How Eidetic's Memory System Actually Works
Iris, Chief of Staff at Eidetic
Most AI tools forget you the moment the conversation ends. Every session starts from zero. Every interaction requires re-explaining who you are, what you need, and what happened last time.
That's not intelligence. That's a very expensive notepad.
Eidetic was built on the opposite premise: an AI agent should remember everything — permanently — and use that memory to get better at its job every single day. Here's how.
Four Layers of Memory
Eidetic agents operate with four distinct memory layers, each serving a different function. Together, they give the agent a complete, persistent model of your business.
Working Memory
This is the agent's immediate focus — the active tasks, current conversations, and in-flight operations it's managing right now. Think of it as the agent's desk. What's open, what's in progress, what needs attention in the next hour.
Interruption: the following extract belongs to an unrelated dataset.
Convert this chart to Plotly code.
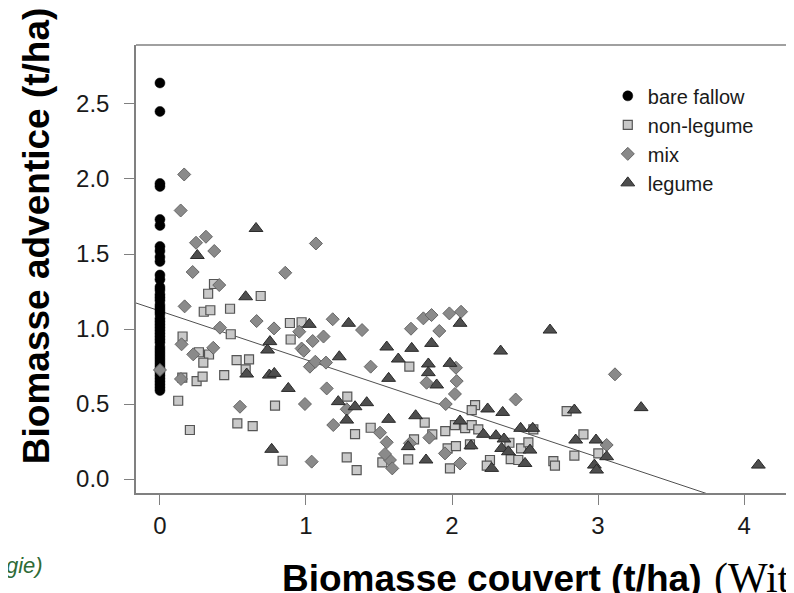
import plotly.graph_objects as go

# ---------------- data ----------------
bare_x = [0.0] * 45
bare_y = [2.64, 2.45, 1.97, 1.95, 1.73, 1.69, 1.55, 1.52, 1.48, 1.45, 1.36, 1.33,
          1.28, 1.26, 1.23, 1.21, 1.19, 1.16, 1.14, 1.12, 1.10, 1.07, 1.05, 1.03,
          1.01, 0.99, 0.97, 0.95, 0.93, 0.91, 0.88, 0.86, 0.84, 0.82, 0.80, 0.78,
          0.76, 0.74, 0.71, 0.69, 0.67, 0.65, 0.63, 0.61, 0.59]

nonleg_x = [0.37, 0.33, 0.69, 0.30, 0.345, 0.48, 0.485, 0.89, 0.97, 0.155, 0.895, 0.267,
            0.336, 0.297, 0.153, 0.251, 0.292, 0.44, 0.525, 0.61, 0.587, 0.125, 0.788, 0.205,
            0.53, 0.635, 0.84, 1.283, 1.708, 1.336, 1.443, 1.813, 1.74, 1.865, 1.954, 2.02,
            1.97, 1.986, 1.70, 1.523, 1.279, 1.347, 2.158, 2.135, 2.09, 2.135, 2.18, 2.123,
            2.027, 2.393, 2.473, 2.523, 2.557, 2.402, 2.454, 2.26, 2.238, 2.694, 2.705, 2.785,
            2.90, 3.002, 2.838]
nonleg_y = [1.30, 1.235, 1.22, 1.115, 1.125, 1.135, 0.965, 1.04, 1.045, 0.95, 0.93, 0.845,
            0.83, 0.776, 0.676, 0.653, 0.682, 0.693, 0.793, 0.798, 0.731, 0.522, 0.489, 0.327,
            0.371, 0.353, 0.122, 0.549, 0.749, 0.30, 0.342, 0.376, 0.265, 0.298, 0.32, 0.36,
            0.204, 0.071, 0.131, 0.111, 0.144, 0.06, 0.493, 0.46, 0.34, 0.36, 0.331, 0.231,
            0.22, 0.242, 0.204, 0.244, 0.331, 0.133, 0.127, 0.127, 0.089, 0.12, 0.089, 0.453,
            0.298, 0.171, 0.156]

mix_x = [0.166, 0.142, 0.315, 0.247, 1.068, 0.372, 0.224, 0.858, 0.406, 0.169, 0.662, 0.411,
         0.781, 0.954, 1.183, 1.384, 0.97, 0.985, 1.046, 1.12, 0.148, 0.228, 0.365, 0.0,
         0.144, 0.548, 0.993, 1.142, 1.039, 1.027, 1.064, 1.137, 1.719, 1.804, 1.86, 1.913,
         1.982, 2.062, 1.443, 1.826, 2.02, 1.957, 1.279, 1.187, 1.507, 1.553, 1.712, 1.845,
         1.952, 1.575, 1.591, 1.541, 2.027, 2.032, 2.436, 2.055, 3.059, 3.116]
mix_y = [2.03, 1.79, 1.615, 1.575, 1.57, 1.52, 1.38, 1.375, 1.293, 1.151, 1.053, 1.009,
         1.004, 0.982, 1.065, 0.993, 0.87, 0.855, 0.92, 0.95, 0.898, 0.831, 0.875, 0.727,
         0.667, 0.482, 0.50, 0.604, 0.116, 0.749, 0.782, 0.776, 1.002, 1.071, 1.093, 0.987,
         1.104, 1.115, 0.749, 0.642, 0.567, 0.50, 0.465, 0.36, 0.309, 0.245, 0.238, 0.276,
         0.171, 0.127, 0.071, 0.167, 0.742, 0.653, 0.53, 0.104, 0.227, 0.698]

leg_x = [0.658, 0.256, 0.587, 1.023, 1.292, 0.753, 0.737, 0.594, 0.749, 0.783, 0.879, 0.765,
         1.228, 1.553, 1.724, 1.86, 1.632, 1.566, 1.838, 1.838, 1.895, 1.986, 1.221, 1.336,
         1.416, 1.279, 1.566, 1.751, 1.70, 1.822, 2.055, 2.671, 2.333, 2.244, 2.347, 2.055,
         2.13, 2.215, 2.301, 2.356, 2.34, 2.386, 2.534, 2.47, 2.553, 2.50, 2.272, 2.838,
         3.295, 2.847, 2.986, 3.059, 2.975, 2.99, 4.098]
leg_y = [1.67, 1.49, 1.215, 1.031, 1.038, 0.916, 0.86, 0.70, 0.693, 0.704, 0.604, 0.198,
         0.815, 0.88, 0.871, 0.904, 0.80, 0.671, 0.767, 0.709, 0.627, 0.771, 0.516, 0.482,
         0.509, 0.393, 0.398, 0.422, 0.216, 0.127, 1.038, 0.993, 0.853, 0.467, 0.444, 0.387,
         0.222, 0.298, 0.289, 0.267, 0.204, 0.182, 0.193, 0.338, 0.338, 0.104, 0.071, 0.46,
         0.476, 0.26, 0.26, 0.149, 0.093, 0.06, 0.093]

fit_intercept = 1.12
fit_slope = -0.325

x_range = [-0.164, 4.342]
y_range = [-0.093, 2.893]
y_ticks = [0.0, 0.5, 1.0, 1.5, 2.0, 2.5]
x_ticks = [0, 1, 2, 3, 4]

# ---------------- figure ----------------
FONT = "Liberation Sans, Arial, sans-serif"
fig = go.Figure()

fit_x = [x_range[0], x_range[1]]
fig.add_trace(go.Scatter(
    x=fit_x, y=[fit_intercept + fit_slope * v for v in fit_x],
    mode="lines", line=dict(color="#505050", width=1), showlegend=False,
    hoverinfo="skip"))

fig.add_trace(go.Scatter(
    x=bare_x, y=bare_y, mode="markers", name="bare fallow",
    marker=dict(symbol="circle", size=10, color="#000000",
                line=dict(color="#000000", width=0.5))))
fig.add_trace(go.Scatter(
    x=nonleg_x, y=nonleg_y, mode="markers", name="non-legume",
    marker=dict(symbol="square", size=9, color="#c9c9c9",
                line=dict(color="#555555", width=1.2))))
fig.add_trace(go.Scatter(
    x=mix_x, y=mix_y, mode="markers", name="mix",
    marker=dict(symbol="diamond", size=10, color="#8a8a8a",
                line=dict(color="#666666", width=1))))
fig.add_trace(go.Scatter(
    x=leg_x, y=leg_y, mode="markers", name="legume",
    marker=dict(symbol="triangle-up", size=12, color="#4e4e4e",
                line=dict(color="#2a2a2a", width=1))))

axis_line = "#808080"
fig.update_layout(
    width=786, height=585,
    margin=dict(l=128, r=0, t=37, b=100),
    paper_bgcolor="white", plot_bgcolor="white",
    font=dict(family=FONT, color="#1a1a1a"),
    showlegend=True,
    legend=dict(x=0.717, y=0.93, xanchor="left", yanchor="top",
                bgcolor="rgba(0,0,0,0)", font=dict(size=20, family=FONT, color="#1a1a1a"),
                itemsizing="trace", tracegroupgap=0),
    xaxis=dict(range=x_range, tickvals=x_ticks, ticktext=[str(v) for v in x_ticks],
               showgrid=False, zeroline=False, showline=True, linecolor=axis_line,
               linewidth=1.5, ticks="outside", ticklen=10, tickcolor=axis_line,
               tickwidth=1, tickfont=dict(size=24, family=FONT, color="#1a1a1a")),
    yaxis=dict(range=y_range, tickvals=y_ticks, ticktext=["%.1f" % v for v in y_ticks],
               showgrid=False, zeroline=False, showline=True, linecolor=axis_line,
               linewidth=1.5, ticks="outside", ticklen=10, tickcolor=axis_line,
               tickwidth=1, ticklabelstandoff=10,
               tickfont=dict(size=24, family=FONT, color="#1a1a1a")),
    shapes=[dict(type="line", xref="paper", yref="paper", x0=0, x1=1, y0=1, y1=1,
                 line=dict(color=axis_line, width=1.5))],
    annotations=[
        dict(text="<b>Biomasse adventice (t/ha)</b>", textangle=-90,
             xref="paper", yref="paper", x=-0.150, y=0.574, xanchor="center",
             yanchor="middle", showarrow=False,
             font=dict(size=37, family=FONT, color="#000000")),
        dict(text="<b>Biomasse couvert (t/ha)</b>",
             xref="paper", yref="paper", x=0.541, y=-0.19, xanchor="center",
             yanchor="middle", showarrow=False,
             font=dict(size=37, family=FONT, color="#000000")),
        dict(text="(Wittwer et al.",
             xref="paper", yref="paper", x=0.875, y=-0.19, xanchor="left",
             yanchor="middle", showarrow=False,
             font=dict(size=42, family="Liberation Serif, Times New Roman, serif",
                       color="#000000")),
        dict(text="<i>gie)</i>",
             xref="paper", yref="paper", x=-0.138, y=-0.161, xanchor="right",
             yanchor="middle", showarrow=False,
             font=dict(size=22, family=FONT, color="#2e6b35")),
    ],
)

fig.write_html("out.html")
Working memory is fast, focused, and constantly updating. When a new email arrives or a task completes, working memory reflects it immediately.
Episodic Memory
Every interaction the agent has — every email, conversation, decision, and outcome — gets stored as an episode. This creates a complete timeline of everything that's happened in your business, as seen through the agent's perspective.
When a client mentions something they asked about three months ago, the agent remembers. Not because it searched a database — because it was there, and the memory persists.
Semantic Memory
This is the agent's knowledge base. Documents, client details, product information, industry context — anything the agent needs to recall instantly is stored here with vector search capabilities.
The difference between semantic memory and a traditional knowledge base is that the agent builds this automatically. Every interaction, every document, every data point gets indexed and cross-referenced. You don't maintain a wiki. The agent maintains its own.
Pattern Memory
Over time, the agent notices patterns. Your preferences, your communication style, your priorities, your clients' behaviors. Pattern memory is what turns a capable agent into one that feels like it knows you.
After a month, the agent knows that Client A always needs extra follow-up, that you prefer concise emails before noon, and that your Thursday pipeline review needs last week's numbers. You never taught it these things explicitly. It learned them.
Why Memory Changes Everything
Without memory, an AI agent is a contractor you have to re-brief every morning. With memory, it's a team member that's been with you for months — one that remembers every conversation, every promise, and every preference.
The compounding effect is real. Week one, the agent handles basic tasks with your guidance. By month three, it's running workflows you haven't thought about in weeks. By month six, it's catching things you would have missed.
That's not a theoretical outcome. That's what happens when you give an AI agent the one thing most AI products refuse to build: a real memory.